→ **RECORDED INFORMATION**
● ● ● ● ●

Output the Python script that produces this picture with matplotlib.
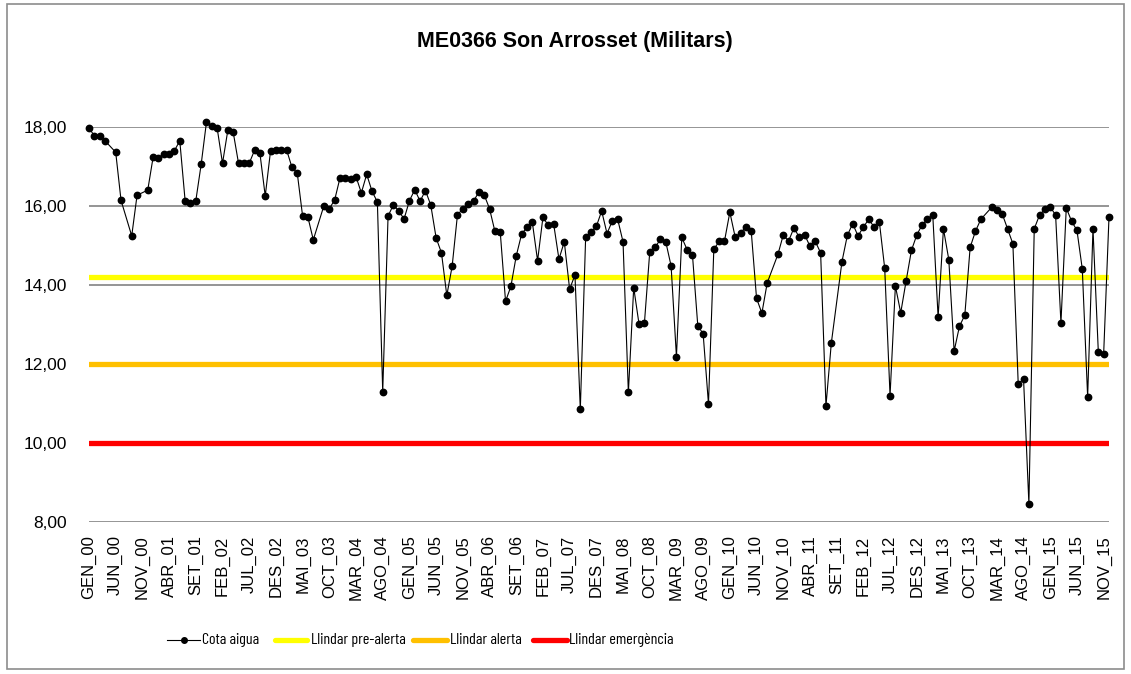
import numpy as np
import matplotlib
matplotlib.use("Agg")
import matplotlib.pyplot as plt
from matplotlib import font_manager
from matplotlib.patches import Rectangle
from matplotlib.lines import Line2D

names = {f.name for f in font_manager.fontManager.ttflist}
if 'Barlow Condensed' in names:
    narrow, legend_size = 'Barlow Condensed', 11.5
elif 'Archivo Narrow' in names:
    narrow, legend_size = 'Archivo Narrow', 9.5
else:
    narrow, legend_size = 'Liberation Sans', 8.5
regular = 'Liberation Sans'

# ---- data ----
month_abbr = ['GEN', 'FEB', 'MAR', 'ABR', 'MAI', 'JUN', 'JUL', 'AGO', 'SET', 'OCT', 'NOV', 'DES']
years = list(range(2000, 2016))
categories = [f"{m}_{y % 100:02d}" for y in years for m in month_abbr]

N = np.nan
cota_aigua = [
    17.97, 17.78, 17.78, 17.65, N, 17.36, 16.14, N, 15.24, 16.27, N, 16.40,          # 2000
    17.23, 17.21, 17.32, 17.32, 17.40, 17.65, 16.13, 16.08, 16.13, 17.05, 18.13, 18.02,  # 2001
    17.97, 17.08, 17.92, 17.87, 17.08, 17.10, 17.08, 17.41, 17.34, 16.25, 17.40, 17.42,  # 2002
    17.42, 17.42, 16.98, 16.83, 15.74, 15.71, 15.14, N, 16.01, 15.93, 16.15, 16.71,   # 2003
    16.71, 16.68, 16.74, 16.33, 16.80, 16.37, 16.10, 11.29, 15.74, 16.03, 15.87, 15.67,  # 2004
    16.13, 16.41, 16.12, 16.39, 16.02, 15.19, 14.81, 13.73, 14.47, 15.78, 15.92, 16.04,  # 2005
    16.12, 16.35, 16.28, 15.93, 15.36, 15.35, 13.58, 13.96, 14.73, 15.28, 15.46, 15.60,  # 2006
    14.61, 15.71, 15.51, 15.55, 14.65, 15.09, 13.89, 14.25, 10.84, 15.21, 15.33, 15.48,  # 2007
    15.87, 15.30, 15.62, 15.66, 15.09, 11.27, 13.93, 13.00, 13.02, 14.83, 14.95, 15.15,  # 2008
    15.09, 14.48, 12.18, 15.20, 14.89, 14.76, 12.96, 12.76, 10.98, 14.90, 15.10, 15.11,  # 2009
    15.84, 15.21, 15.31, 15.47, 15.37, 13.66, 13.28, 14.05, N, 14.77, 15.26, 15.11,   # 2010
    15.44, 15.21, 15.27, 14.98, 15.10, 14.81, 10.93, 12.52, N, 14.59, 15.25, 15.55,   # 2011
    15.24, 15.46, 15.66, 15.47, 15.59, 14.42, 11.19, 13.97, 13.29, 14.09, 14.87, 15.26,  # 2012
    15.52, 15.66, 15.77, 13.18, 15.42, 14.64, 12.32, 12.95, 13.23, 14.95, 15.36, 15.66,  # 2013
    N, 15.96, 15.90, 15.80, 15.42, 15.04, 11.49, 11.61, 8.45, 15.42, 15.77, 15.92,    # 2014
    15.97, 15.77, 13.03, 15.95, 15.61, 15.38, 14.40, 11.16, 15.42, 12.30, 12.25, 15.72,  # 2015
]
llindar_prealerta = 14.2
llindar_alerta = 12.0
llindar_emergencia = 10.0
yticks = [8, 10, 12, 14, 16, 18]
legend_labels = ['Cota aigua', 'Llindar pre-alerta', 'Llindar alerta', 'Llindar emergència']

# ---- figure ----
W, H = 1131, 674
fig = plt.figure(figsize=(W / 100, H / 100), dpi=100)
fig.patch.set_facecolor('white')
fig.add_artist(Rectangle((7 / W, 1 - 669 / H), (1124 - 7) / W, (669 - 4) / H,
                         transform=fig.transFigure, fill=False,
                         edgecolor='#8c8c8c', linewidth=1.2))

ax = fig.add_axes([89 / W, 1 - 521.5 / H, (1109 - 89) / W, (521.5 - 127) / H])
x = np.arange(len(categories))
y = np.array(cota_aigua, dtype=float)
ok = ~np.isnan(y)

for val in yticks:
    ax.axhline(val, color='#8c8c8c', lw=1.3, zorder=1)

colors = ['black', '#FFFF00', '#FFC000', '#FF0000']
ax.axhline(llindar_prealerta, color=colors[1], lw=3.8, solid_capstyle='round', zorder=2)
ax.axhline(llindar_alerta, color=colors[2], lw=3.8, solid_capstyle='round', zorder=2)
ax.axhline(llindar_emergencia, color=colors[3], lw=3.8, solid_capstyle='round', zorder=2)

ax.plot(x[ok], y[ok], color='black', lw=0.8, marker='o', ms=4.6,
        zorder=3, clip_on=False)

ax.set_xlim(0, len(categories) - 1)
ax.set_ylim(8, 18)
ax.set_yticks(yticks)
ax.set_yticklabels([f"{v:.2f}".replace('.', ',') for v in yticks],
                   fontfamily=regular, fontsize=12.5)
tick_idx = list(range(0, len(categories), 5))
ax.set_xticks(tick_idx)
ax.set_xticklabels([categories[i] for i in tick_idx], rotation=90,
                   fontfamily=regular, fontsize=12)
ax.tick_params(axis='y', length=0, pad=16)
ax.tick_params(axis='x', length=0, pad=10)
for s in ax.spines.values():
    s.set_visible(False)

fig.text(575 / W, 1 - 42 / H, 'ME0366 Son Arrosset (Militars)', ha='center', va='center',
         fontfamily=regular, fontweight='bold', fontsize=15.5)

# legend drawn manually at the reference entry positions
handle_x = [(167, 200), (275, 307), (413, 447), (533, 567)]
text_x = [202, 311, 450, 569]
ly = 1 - 640 / H
for i, (lab, (x0, x1), tx) in enumerate(zip(legend_labels, handle_x, text_x)):
    if i == 0:
        fig.add_artist(Line2D([x0 / W, x1 / W], [ly, ly], transform=fig.transFigure,
                              color='black', lw=0.8))
        fig.add_artist(Line2D([(x0 + x1) / 2 / W], [ly], transform=fig.transFigure,
                              color='black', marker='o', ms=4, lw=0))
    else:
        fig.add_artist(Line2D([x0 / W, x1 / W], [ly, ly], transform=fig.transFigure,
                              color=colors[i], lw=3.8, solid_capstyle='round'))
    fig.text(tx / W, ly, lab, ha='left', va='center', fontfamily=narrow, fontsize=legend_size)

fig.savefig('out.png', dpi=100)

● ● ● ● ●

→ **PROBLEM TO SOLVE**
Return the listing above unchanged, apart from dropping its pictures.

→ **SOLVED PROBLEM**
Output the Python script that produces this picture with matplotlib.
import numpy as np
import matplotlib
matplotlib.use("Agg")
import matplotlib.pyplot as plt
from matplotlib import font_manager
from matplotlib.patches import Rectangle
from matplotlib.lines import Line2D

names = {f.name for f in font_manager.fontManager.ttflist}
if 'Barlow Condensed' in names:
    narrow, legend_size = 'Barlow Condensed', 11.5
elif 'Archivo Narrow' in names:
    narrow, legend_size = 'Archivo Narrow', 9.5
else:
    narrow, legend_size = 'Liberation Sans', 8.5
regular = 'Liberation Sans'

# ---- data ----
month_abbr = ['GEN', 'FEB', 'MAR', 'ABR', 'MAI', 'JUN', 'JUL', 'AGO', 'SET', 'OCT', 'NOV', 'DES']
years = list(range(2000, 2016))
categories = [f"{m}_{y % 100:02d}" for y in years for m in month_abbr]

N = np.nan
cota_aigua = [
    17.97, 17.78, 17.78, 17.65, N, 17.36, 16.14, N, 15.24, 16.27, N, 16.40,          # 2000
    17.23, 17.21, 17.32, 17.32, 17.40, 17.65, 16.13, 16.08, 16.13, 17.05, 18.13, 18.02,  # 2001
    17.97, 17.08, 17.92, 17.87, 17.08, 17.10, 17.08, 17.41, 17.34, 16.25, 17.40, 17.42,  # 2002
    17.42, 17.42, 16.98, 16.83, 15.74, 15.71, 15.14, N, 16.01, 15.93, 16.15, 16.71,   # 2003
    16.71, 16.68, 16.74, 16.33, 16.80, 16.37, 16.10, 11.29, 15.74, 16.03, 15.87, 15.67,  # 2004
    16.13, 16.41, 16.12, 16.39, 16.02, 15.19, 14.81, 13.73, 14.47, 15.78, 15.92, 16.04,  # 2005
    16.12, 16.35, 16.28, 15.93, 15.36, 15.35, 13.58, 13.96, 14.73, 15.28, 15.46, 15.60,  # 2006
    14.61, 15.71, 15.51, 15.55, 14.65, 15.09, 13.89, 14.25, 10.84, 15.21, 15.33, 15.48,  # 2007
    15.87, 15.30, 15.62, 15.66, 15.09, 11.27, 13.93, 13.00, 13.02, 14.83, 14.95, 15.15,  # 2008
    15.09, 14.48, 12.18, 15.20, 14.89, 14.76, 12.96, 12.76, 10.98, 14.90, 15.10, 15.11,  # 2009
    15.84, 15.21, 15.31, 15.47, 15.37, 13.66, 13.28, 14.05, N, 14.77, 15.26, 15.11,   # 2010
    15.44, 15.21, 15.27, 14.98, 15.10, 14.81, 10.93, 12.52, N, 14.59, 15.25, 15.55,   # 2011
    15.24, 15.46, 15.66, 15.47, 15.59, 14.42, 11.19, 13.97, 13.29, 14.09, 14.87, 15.26,  # 2012
    15.52, 15.66, 15.77, 13.18, 15.42, 14.64, 12.32, 12.95, 13.23, 14.95, 15.36, 15.66,  # 2013
    N, 15.96, 15.90, 15.80, 15.42, 15.04, 11.49, 11.61, 8.45, 15.42, 15.77, 15.92,    # 2014
    15.97, 15.77, 13.03, 15.95, 15.61, 15.38, 14.40, 11.16, 15.42, 12.30, 12.25, 15.72,  # 2015
]
llindar_prealerta = 14.2
llindar_alerta = 12.0
llindar_emergencia = 10.0
yticks = [8, 10, 12, 14, 16, 18]
legend_labels = ['Cota aigua', 'Llindar pre-alerta', 'Llindar alerta', 'Llindar emergència']

# ---- figure ----
W, H = 1131, 674
fig = plt.figure(figsize=(W / 100, H / 100), dpi=100)
fig.patch.set_facecolor('white')
fig.add_artist(Rectangle((7 / W, 1 - 669 / H), (1124 - 7) / W, (669 - 4) / H,
                         transform=fig.transFigure, fill=False,
                         edgecolor='#8c8c8c', linewidth=1.2))

ax = fig.add_axes([89 / W, 1 - 521.5 / H, (1109 - 89) / W, (521.5 - 127) / H])
x = np.arange(len(categories))
y = np.array(cota_aigua, dtype=float)
ok = ~np.isnan(y)

for val in yticks:
    ax.axhline(val, color='#8c8c8c', lw=1.3, zorder=1)

colors = ['black', '#FFFF00', '#FFC000', '#FF0000']
ax.axhline(llindar_prealerta, color=colors[1], lw=3.8, solid_capstyle='round', zorder=2)
ax.axhline(llindar_alerta, color=colors[2], lw=3.8, solid_capstyle='round', zorder=2)
ax.axhline(llindar_emergencia, color=colors[3], lw=3.8, solid_capstyle='round', zorder=2)

ax.plot(x[ok], y[ok], color='black', lw=0.8, marker='o', ms=4.6,
        zorder=3, clip_on=False)

ax.set_xlim(0, len(categories) - 1)
ax.set_ylim(8, 18)
ax.set_yticks(yticks)
ax.set_yticklabels([f"{v:.2f}".replace('.', ',') for v in yticks],
                   fontfamily=regular, fontsize=12.5)
tick_idx = list(range(0, len(categories), 5))
ax.set_xticks(tick_idx)
ax.set_xticklabels([categories[i] for i in tick_idx], rotation=90,
                   fontfamily=regular, fontsize=12)
ax.tick_params(axis='y', length=0, pad=16)
ax.tick_params(axis='x', length=0, pad=10)
for s in ax.spines.values():
    s.set_visible(False)

fig.text(575 / W, 1 - 42 / H, 'ME0366 Son Arrosset (Militars)', ha='center', va='center',
         fontfamily=regular, fontweight='bold', fontsize=15.5)

# legend drawn manually at the reference entry positions
handle_x = [(167, 200), (275, 307), (413, 447), (533, 567)]
text_x = [202, 311, 450, 569]
ly = 1 - 640 / H
for i, (lab, (x0, x1), tx) in enumerate(zip(legend_labels, handle_x, text_x)):
    if i == 0:
        fig.add_artist(Line2D([x0 / W, x1 / W], [ly, ly], transform=fig.transFigure,
                              color='black', lw=0.8))
        fig.add_artist(Line2D([(x0 + x1) / 2 / W], [ly], transform=fig.transFigure,
                              color='black', marker='o', ms=4, lw=0))
    else:
        fig.add_artist(Line2D([x0 / W, x1 / W], [ly, ly], transform=fig.transFigure,
                              color=colors[i], lw=3.8, solid_capstyle='round'))
    fig.text(tx / W, ly, lab, ha='left', va='center', fontfamily=narrow, fontsize=legend_size)

fig.savefig('out.png', dpi=100)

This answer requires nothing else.